While 90% of the Central Time Zone population puts on their ties, heels and glittering metallic head gear with their first sip of champagne in hand, I’ve taken my alcohol in the form of two tablespoons of cherry Nyquil and will be turning on the third season of Sherlock to crash 10 minutes into it.

What a wonderful Christmas gift I brought back from Texas.

It’s not the first time I’ve rung in the new year sick, and I’m willing to bet it won’t be the last.

As usual I have no resolution to lose weight, workout or be a peaceful person. I have no desire to succumb to the popular convention and will instead conform to the non-conformists views that the media forces Americans to believe that now is the perfect time to start a self-improvement venture.

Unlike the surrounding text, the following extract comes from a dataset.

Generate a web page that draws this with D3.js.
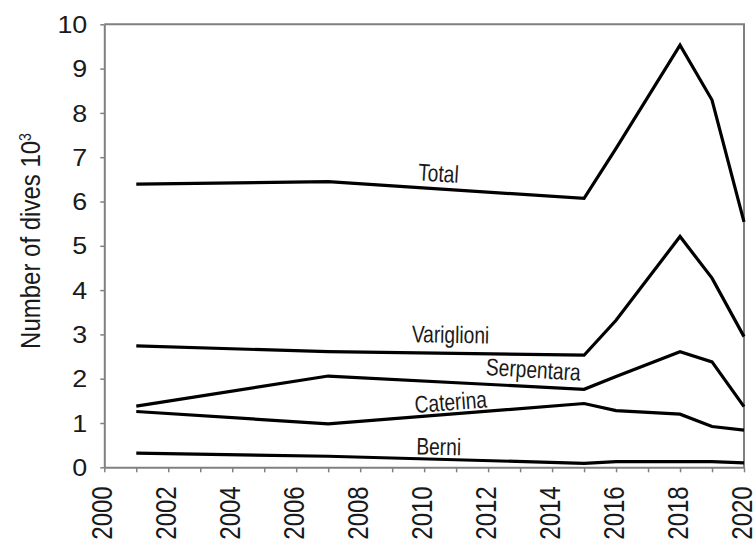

If resolutions work for you, then congratulations on becoming a better you. A majority of Americans don’t even make it a month down their changed path; though I don’t believe it’s due to a change in desire but a lack of willpower.

Maybe if we were strong minded and knew the direction we wanted to go, then we could reach the end result that is our true goal.

Instead, we’re conned into believing that we don’t need to work to achieve our goals. There’s a quick fix for everything. Just look at our advertising.

When I was young, I was told that advertisements were lies. The Barbie really couldn’t swim and wearing Calvin Klein wasn’t going to make me cool. Whenever I see a commercial I go through a process of thinking, “Wow! I need this,” to, “What am I missing here,” and finally, “Do people really buy this?”

Apparently they do.

So, for those resolving for a life change, those seeking motivation or those who just want to welcome 2015 with a laugh; here is the most truthful commercial I’ve seen.

Weight Watchers, “If You’re Happy”: http://youtu.be/GNPLuSx_06U

Cheers to 2015! Hope it’s all you wish it to be! Have a drink for me!